**Exercise task**:
Scan the material below for the string "this", and copy every line where it shows up.

**Records for processing**:
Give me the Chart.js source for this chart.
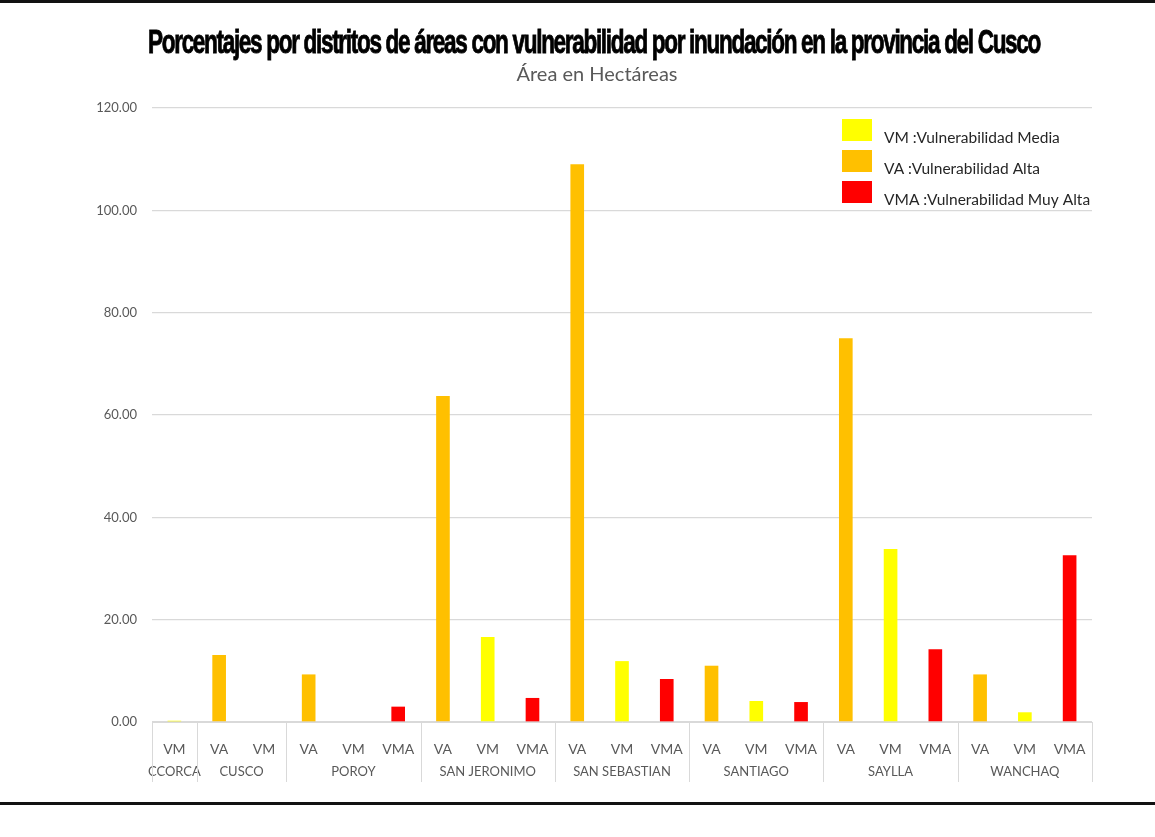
<!DOCTYPE html>
<html>
<head>
<meta charset="utf-8">
<script src="https://cdn.jsdelivr.net/npm/chart.js@4"></script>
<style>
html,body{margin:0;padding:0;background:#fff;}
canvas{display:block;}
</style>
</head>
<body>
<canvas id="c" width="1155" height="837"></canvas>
<script>
const titleText = 'Porcentajes por distritos de áreas con vulnerabilidad por inundación en la provincia del Cusco';
const subtitleText = 'Área en Hectáreas';
const categories = ['VM','VA','VM','VA','VM','VMA','VA','VM','VMA','VA','VM','VMA','VA','VM','VMA','VA','VM','VMA','VA','VM','VMA'];
const districts = ['CCORCA','CUSCO','POROY','SAN JERONIMO','SAN SEBASTIAN','SANTIAGO','SAYLLA','WANCHAQ'];
const districtSpans = [1,2,3,3,3,3,3,3];
const vmValues  = [0.25,null,0,null,0,null,null,16.6,null,null,11.9,null,null,4.1,null,null,33.8,null,null,1.9,null];
const vaValues  = [null,13.1,null,9.3,null,null,63.7,null,null,109.0,null,null,11.0,null,null,75.0,null,null,9.3,null,null];
const vmaValues = [null,null,null,null,null,3.0,null,null,4.7,null,null,8.4,null,null,3.9,null,null,14.2,null,null,32.6];
const seriesLabels = ['VM :Vulnerabilidad Media','VA :Vulnerabilidad Alta','VMA :Vulnerabilidad Muy Alta'];
const yTicks = [0,20,40,60,80,100,120];

const colors = ['#FFFF00','#FFC000','#FF0000'];
const gridColor = '#d9d9d9';
const textGray = '#595959';
const fam = 'Lato, "Noto Sans", sans-serif';

const decor = {
  id: 'decor',
  beforeDraw(chart) {
    const ctx = chart.ctx;
    ctx.save();
    ctx.fillStyle = '#fff';
    ctx.fillRect(0,0,chart.width,chart.height);
    ctx.restore();
  },
  afterDraw(chart) {
    const ctx = chart.ctx;
    const x = chart.scales.x;
    const ca = chart.chartArea;
    ctx.save();
    // frame lines
    ctx.fillStyle = '#111';
    ctx.fillRect(0,0,chart.width,3);
    ctx.fillRect(0,802,chart.width,3);
    // title
    ctx.font = 'bold 34px "Liberation Sans Narrow", "Liberation Sans", sans-serif';
    try { ctx.letterSpacing = '-2px'; } catch(e) {}
    ctx.fillStyle = '#000';
    ctx.strokeStyle = '#000';
    ctx.lineWidth = 0.9;
    ctx.textBaseline = 'alphabetic';
    ctx.textAlign = 'left';
    const tw = ctx.measureText(titleText).width;
    const target = 892;
    const sx = target / tw;
    ctx.save();
    ctx.translate(148, 53);
    ctx.scale(sx, 1);
    ctx.fillText(titleText, 0, 0);
    ctx.strokeText(titleText, 0, 0);
    ctx.restore();
    try { ctx.letterSpacing = '0px'; } catch(e) {}
    // subtitle
    ctx.font = '20px ' + fam;
    ctx.fillStyle = textGray;
    ctx.textAlign = 'center';
    ctx.textBaseline = 'middle';
    ctx.fillText(subtitleText, 597, 75);
    // group separators and labels
    ctx.strokeStyle = gridColor;
    ctx.lineWidth = 1;
    const top = ca.bottom;
    const bottom = ca.bottom + 60;
    let start = 0;
    const half = (x.getPixelForValue(1) - x.getPixelForValue(0)) / 2;
    const edges = [x.getPixelForValue(0) - half];
    districtSpans.forEach((span, i) => {
      const end = start + span - 1;
      const left = x.getPixelForValue(start) - half;
      const right = x.getPixelForValue(end) + half;
      edges.push(right);
      ctx.font = '13px ' + fam;
      ctx.fillStyle = textGray;
      ctx.textAlign = 'center';
      ctx.textBaseline = 'middle';
      ctx.fillText(districts[i], (left + right) / 2, ca.bottom + 50);
      start += span;
    });
    edges.forEach(ex => {
      const px = Math.round(ex) + 0.5;
      ctx.beginPath();
      ctx.moveTo(px, top);
      ctx.lineTo(px, bottom);
      ctx.stroke();
    });
    // legend
    const lx = 842, ly = 119, bw = 30, bh = 22, step = 31;
    chart.data.datasets.forEach((ds, i) => {
      ctx.fillStyle = ds.backgroundColor;
      ctx.fillRect(lx, ly + i * step, bw, bh);
      ctx.fillStyle = '#262626';
      ctx.font = '15.5px ' + fam;
      ctx.textAlign = 'left';
      ctx.textBaseline = 'middle';
      ctx.fillText(ds.label, 884, ly + i * step + 19);
    });
    ctx.restore();
  }
};

new Chart(document.getElementById('c'), {
  type: 'bar',
  data: {
    labels: categories,
    datasets: [
      {label: seriesLabels[0], data: vmValues, backgroundColor: colors[0]},
      {label: seriesLabels[1], data: vaValues, backgroundColor: colors[1]},
      {label: seriesLabels[2], data: vmaValues, backgroundColor: colors[2]}
    ]
  },
  options: {
    responsive: false,
    animation: false,
    devicePixelRatio: 1,
    layout: {padding: {left: 0, right: 63, top: 108, bottom: 55}},
    datasets: {bar: {barPercentage: 0.305, categoryPercentage: 1, skipNull: true}},
    plugins: {
      legend: {display: false},
      title: {display: false},
      tooltip: {enabled: false}
    },
    scales: {
      x: {
        stacked: true,
        grid: {display: false},
        border: {display: true, color: gridColor, width: 1},
        ticks: {
          color: textGray,
          font: {family: fam, size: 14},
          padding: 11,
          maxRotation: 0,
          autoSkip: false
        },
        afterFit(scale) { scale.height = 60; }
      },
      y: {
        stacked: true,
        min: 0,
        max: 120,
        afterBuildTicks(scale) { scale.ticks = yTicks.map(v => ({value: v})); },
        grid: {color: gridColor, lineWidth: 1.3, drawTicks: false},
        border: {display: false},
        ticks: {
          color: textGray,
          font: {family: fam, size: 13},
          padding: 15,
          callback: v => Number(v).toFixed(2)
        },
        afterFit(scale) { scale.width = 152; }
      }
    }
  },
  plugins: [decor]
});
</script>
</body>
</html>
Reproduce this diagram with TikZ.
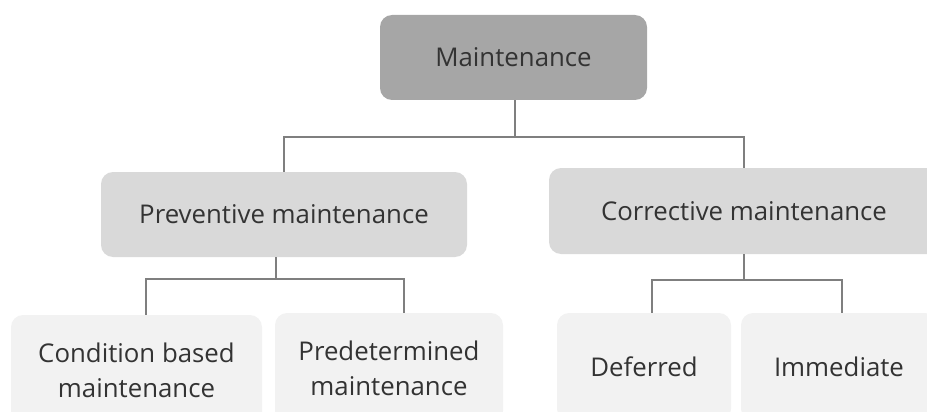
\documentclass[tikz,border=0pt]{standalone}
\usepackage{fontspec}
\setmainfont{Open Sans}
\usetikzlibrary{calc}
\definecolor{topfill}{HTML}{A6A6A6}
\definecolor{midfill}{HTML}{D9D9D9}
\definecolor{lowfill}{HTML}{F2F2F2}
\definecolor{linecol}{HTML}{7F7F7F}
\definecolor{txtcol}{HTML}{333333}
\tikzset{
  boxbase/.style={rounded corners=12pt, inner sep=0pt, align=center,
    text=txtcol, font=\fontsize{25.8}{35}\selectfont},
  topbox/.style={boxbase, fill=topfill},
  midbox/.style={boxbase, fill=midfill},
  lowbox/.style={boxbase, fill=lowfill},
  conn/.style={draw=linecol, line width=2.4pt}
}
\begin{document}
\begin{tikzpicture}[x=1pt,y=-1pt]
\useasboundingbox (0,0) rectangle (927,412);
\clip (0,0) rectangle (927,412);
\node[topbox, minimum width=267pt, minimum height=85pt] (m) at (513.5,57.5) {Maintenance};
\node[midbox, minimum width=366pt, minimum height=85pt] (pv) at (284,214.5) {Preventive maintenance};
\node[midbox, minimum width=390pt, minimum height=86pt] (cv) at (744,211) {Corrective maintenance};
\node[lowbox, minimum width=251pt, minimum height=110pt] (cb) at (136.5,370) {Condition based\\maintenance};
\node[lowbox, minimum width=228pt, minimum height=110pt] (pd) at (389,368) {Predetermined\\maintenance};
\node[lowbox, minimum width=174pt, minimum height=108pt] (df) at (644,367) {Deferred};
\node[lowbox, minimum width=196pt, minimum height=108pt] (im) at (839,367) {Immediate};
\draw[conn] ([xshift=1.5pt]m.south) -- ++(0,37) -| (pv.north);
\draw[conn] ([xshift=1.5pt]m.south) -- ++(0,37) -| (cv.north);
\draw[conn] ([xshift=-8pt]pv.south) -- ++(0,22) -| ([xshift=9.5pt]cb.north);
\draw[conn] ([xshift=-8pt]pv.south) -- ++(0,22) -| ([xshift=15pt]pd.north);
\draw[conn] (cv.south) -- ++(0,26) -| ([xshift=8pt]df.north);
\draw[conn] (cv.south) -- ++(0,26) -| ([xshift=3pt]im.north);
\end{tikzpicture}
\end{document}
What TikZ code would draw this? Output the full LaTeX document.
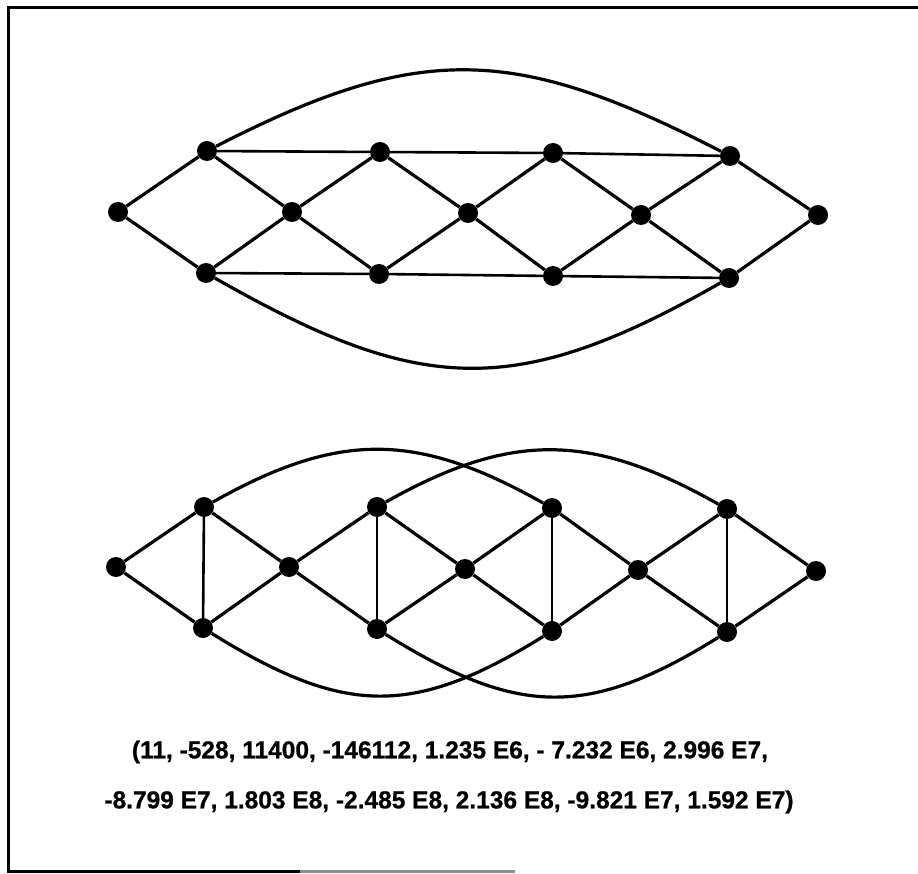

**Finished answer**:
Give me the Chart.js source for this chart.
Reproduce this diagram with TikZ.
What TikZ code would draw this? Output the full LaTeX document.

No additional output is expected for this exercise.